As COVID-19 pandemic-related restrictions ease and vaccination rates rise, Americans are eager to hit the road and book a vacation, fueling the rebound that’s underway in leisure travel.
“We’re seeing a very steady recovery,” Margaritaville CEO John Cohlan told Yahoo Finance Live on the outlook for the hospitality industry. “Our business actually in the last two months is up over 2019, which is surprising.”
Jimmy Buffett’s Margaritaville Resort is looking to capitalize on that recovery and the pent-up demand for travel. This month, the company is opening one of New York City’s first new hotels since the pandemic began — Margaritaville Resort Times Square. It is Margaritaville’s first location in the Northeast.
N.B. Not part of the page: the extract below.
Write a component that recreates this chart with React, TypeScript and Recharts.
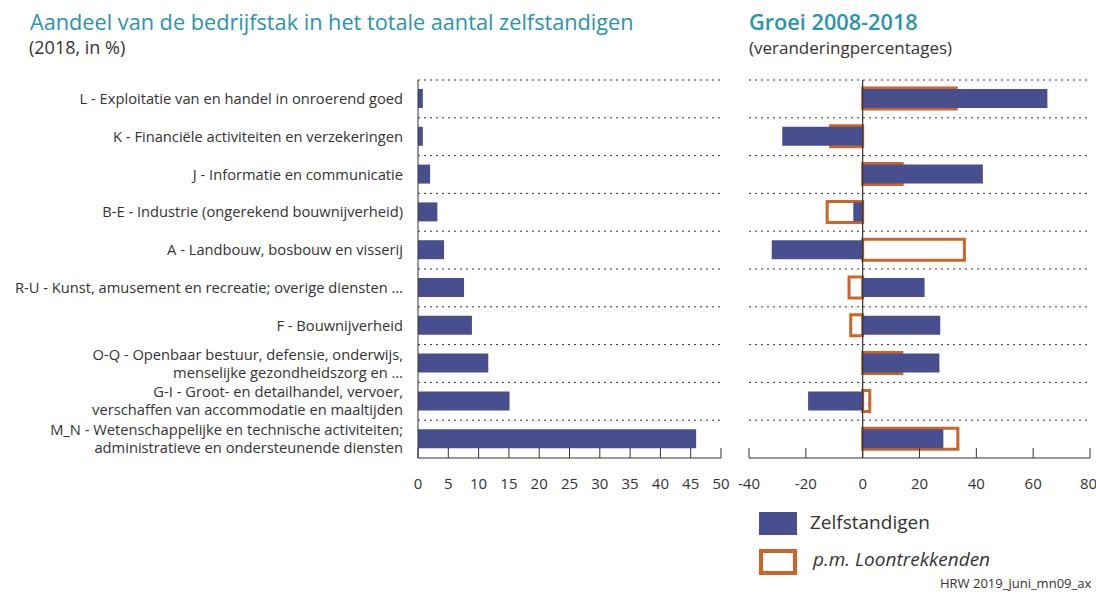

“People have been coming to Times Square in New York as a tourist destination for generations,” Cohlan said, explaining why the company chose Times Square as the site of its new Margaritaville Resort. “Great sites to see, but no place to vacation. What we think we provide is the opportunity to have a vacation when you come to New York City.”
“People are looking for an experience, an authentic experience, and the great advantage we have is that there’s real authenticity behind it,” Cohlan added. “What I have learned is that if you deliver that experience, people will continue to enjoy it and allow you to grow with it.”
The Times Square property, which took more than three years to complete, features 234 island-inspired guest rooms, five restaurants and bars, and more 4,800 square feet of retail space. It will be an economic driver for New York, drawing in travelers as the city recovers from the pandemic. According to the Times Square Alliance, the neighborhood’s business development group, Times Square is attracting about 200,000 visitors a day, well below its average of 360,000 visitors pre-pandemic.
Aside from attracting tourists back to New York, the new resort will also create jobs in the city. As of June, employment in the leisure and hospitality sector in New York was still about 25% below pre-pandemic levels.